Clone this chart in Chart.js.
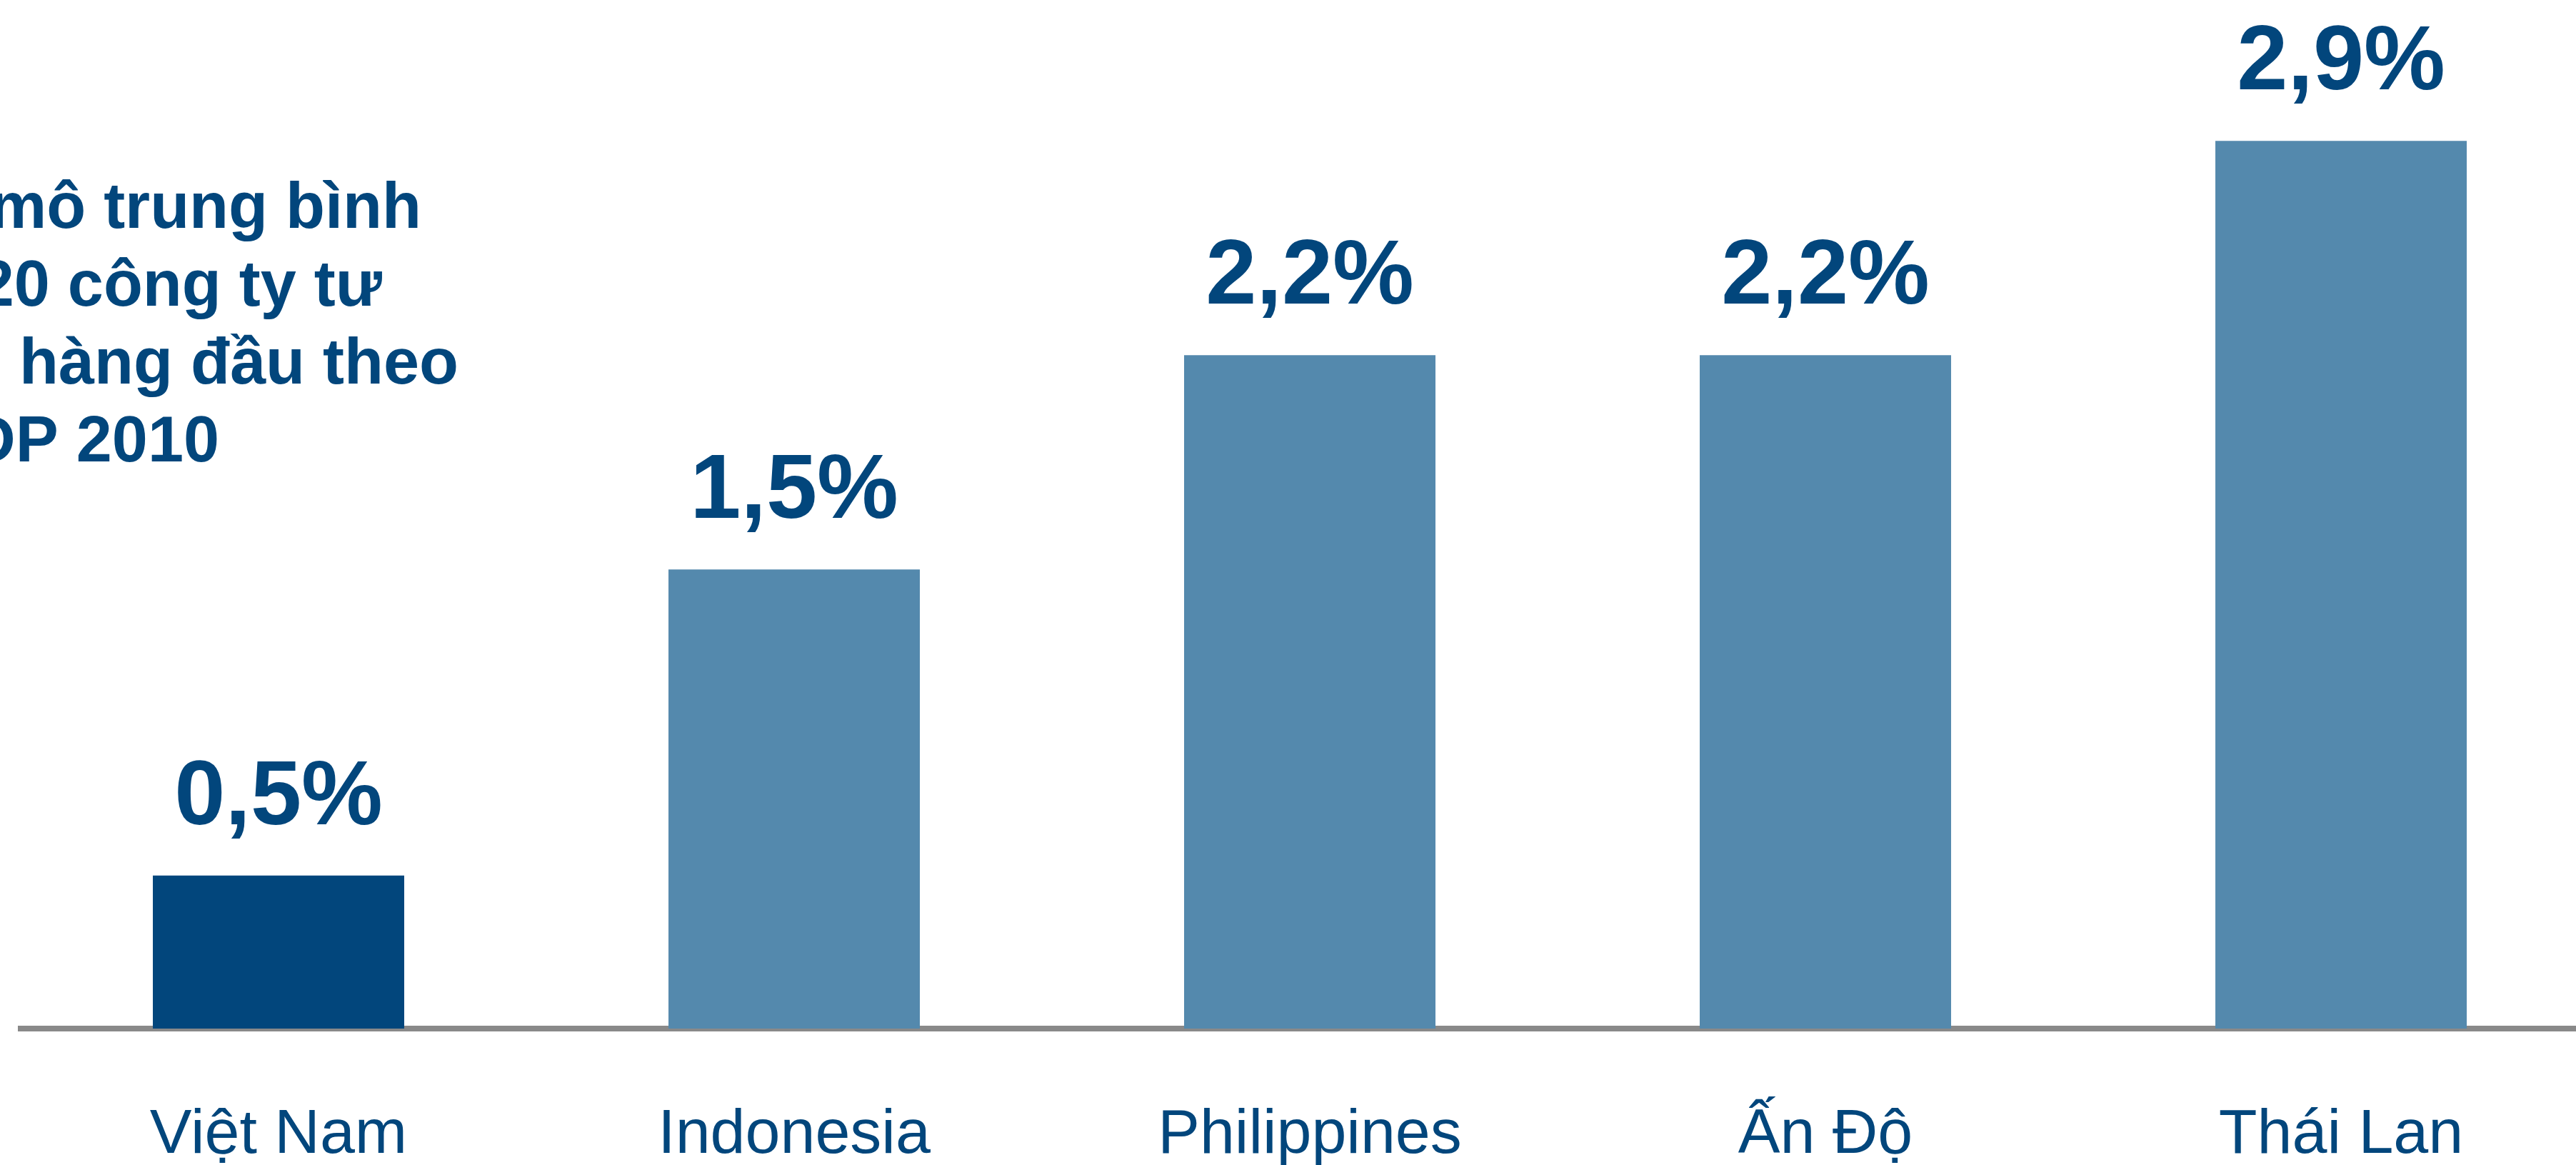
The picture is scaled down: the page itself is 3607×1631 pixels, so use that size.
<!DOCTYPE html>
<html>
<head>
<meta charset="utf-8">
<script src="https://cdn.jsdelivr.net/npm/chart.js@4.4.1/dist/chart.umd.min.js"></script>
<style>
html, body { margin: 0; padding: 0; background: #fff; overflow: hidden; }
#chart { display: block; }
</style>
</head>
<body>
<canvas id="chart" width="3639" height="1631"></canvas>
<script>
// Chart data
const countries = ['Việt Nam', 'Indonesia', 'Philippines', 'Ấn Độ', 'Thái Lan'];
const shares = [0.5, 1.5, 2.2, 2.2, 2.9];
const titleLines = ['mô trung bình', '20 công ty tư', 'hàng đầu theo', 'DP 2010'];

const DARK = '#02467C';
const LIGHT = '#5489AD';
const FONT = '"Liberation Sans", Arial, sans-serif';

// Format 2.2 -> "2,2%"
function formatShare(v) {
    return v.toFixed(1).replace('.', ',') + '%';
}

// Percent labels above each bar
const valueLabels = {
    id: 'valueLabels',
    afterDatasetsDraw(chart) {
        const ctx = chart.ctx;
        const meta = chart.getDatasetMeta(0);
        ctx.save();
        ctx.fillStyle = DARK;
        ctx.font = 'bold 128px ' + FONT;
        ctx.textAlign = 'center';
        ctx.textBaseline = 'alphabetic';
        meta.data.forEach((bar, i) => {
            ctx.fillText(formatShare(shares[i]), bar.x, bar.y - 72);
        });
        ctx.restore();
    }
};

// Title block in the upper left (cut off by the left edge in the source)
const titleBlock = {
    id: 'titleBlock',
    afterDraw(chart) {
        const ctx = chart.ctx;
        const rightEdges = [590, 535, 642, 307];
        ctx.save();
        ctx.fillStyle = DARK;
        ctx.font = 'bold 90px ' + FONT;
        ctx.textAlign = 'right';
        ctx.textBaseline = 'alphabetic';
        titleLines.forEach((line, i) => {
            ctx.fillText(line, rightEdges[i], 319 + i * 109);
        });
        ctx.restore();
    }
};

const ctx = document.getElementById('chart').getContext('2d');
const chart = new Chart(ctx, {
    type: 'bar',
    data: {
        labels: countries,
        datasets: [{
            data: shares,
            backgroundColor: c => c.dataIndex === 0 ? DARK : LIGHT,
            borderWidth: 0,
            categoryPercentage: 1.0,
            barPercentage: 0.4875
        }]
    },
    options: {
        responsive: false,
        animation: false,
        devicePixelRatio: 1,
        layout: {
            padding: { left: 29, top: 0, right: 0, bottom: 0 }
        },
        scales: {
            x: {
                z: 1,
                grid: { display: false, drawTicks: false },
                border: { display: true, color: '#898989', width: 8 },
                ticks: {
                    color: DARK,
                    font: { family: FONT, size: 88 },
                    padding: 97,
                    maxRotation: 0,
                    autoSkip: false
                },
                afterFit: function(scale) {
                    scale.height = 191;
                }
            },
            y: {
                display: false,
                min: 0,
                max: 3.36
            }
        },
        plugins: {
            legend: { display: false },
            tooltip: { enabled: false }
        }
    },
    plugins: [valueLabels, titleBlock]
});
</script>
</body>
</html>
§ §
Brief:
Make an exact copy of the listing above. Do not include the pictures.

Result for this task:
Clone this chart in Chart.js.
The picture is scaled down: the page itself is 3607×1631 pixels, so use that size.
<!DOCTYPE html>
<html>
<head>
<meta charset="utf-8">
<script src="https://cdn.jsdelivr.net/npm/chart.js@4.4.1/dist/chart.umd.min.js"></script>
<style>
html, body { margin: 0; padding: 0; background: #fff; overflow: hidden; }
#chart { display: block; }
</style>
</head>
<body>
<canvas id="chart" width="3639" height="1631"></canvas>
<script>
// Chart data
const countries = ['Việt Nam', 'Indonesia', 'Philippines', 'Ấn Độ', 'Thái Lan'];
const shares = [0.5, 1.5, 2.2, 2.2, 2.9];
const titleLines = ['mô trung bình', '20 công ty tư', 'hàng đầu theo', 'DP 2010'];

const DARK = '#02467C';
const LIGHT = '#5489AD';
const FONT = '"Liberation Sans", Arial, sans-serif';

// Format 2.2 -> "2,2%"
function formatShare(v) {
    return v.toFixed(1).replace('.', ',') + '%';
}

// Percent labels above each bar
const valueLabels = {
    id: 'valueLabels',
    afterDatasetsDraw(chart) {
        const ctx = chart.ctx;
        const meta = chart.getDatasetMeta(0);
        ctx.save();
        ctx.fillStyle = DARK;
        ctx.font = 'bold 128px ' + FONT;
        ctx.textAlign = 'center';
        ctx.textBaseline = 'alphabetic';
        meta.data.forEach((bar, i) => {
            ctx.fillText(formatShare(shares[i]), bar.x, bar.y - 72);
        });
        ctx.restore();
    }
};

// Title block in the upper left (cut off by the left edge in the source)
const titleBlock = {
    id: 'titleBlock',
    afterDraw(chart) {
        const ctx = chart.ctx;
        const rightEdges = [590, 535, 642, 307];
        ctx.save();
        ctx.fillStyle = DARK;
        ctx.font = 'bold 90px ' + FONT;
        ctx.textAlign = 'right';
        ctx.textBaseline = 'alphabetic';
        titleLines.forEach((line, i) => {
            ctx.fillText(line, rightEdges[i], 319 + i * 109);
        });
        ctx.restore();
    }
};

const ctx = document.getElementById('chart').getContext('2d');
const chart = new Chart(ctx, {
    type: 'bar',
    data: {
        labels: countries,
        datasets: [{
            data: shares,
            backgroundColor: c => c.dataIndex === 0 ? DARK : LIGHT,
            borderWidth: 0,
            categoryPercentage: 1.0,
            barPercentage: 0.4875
        }]
    },
    options: {
        responsive: false,
        animation: false,
        devicePixelRatio: 1,
        layout: {
            padding: { left: 29, top: 0, right: 0, bottom: 0 }
        },
        scales: {
            x: {
                z: 1,
                grid: { display: false, drawTicks: false },
                border: { display: true, color: '#898989', width: 8 },
                ticks: {
                    color: DARK,
                    font: { family: FONT, size: 88 },
                    padding: 97,
                    maxRotation: 0,
                    autoSkip: false
                },
                afterFit: function(scale) {
                    scale.height = 191;
                }
            },
            y: {
                display: false,
                min: 0,
                max: 3.36
            }
        },
        plugins: {
            legend: { display: false },
            tooltip: { enabled: false }
        }
    },
    plugins: [valueLabels, titleBlock]
});
</script>
</body>
</html>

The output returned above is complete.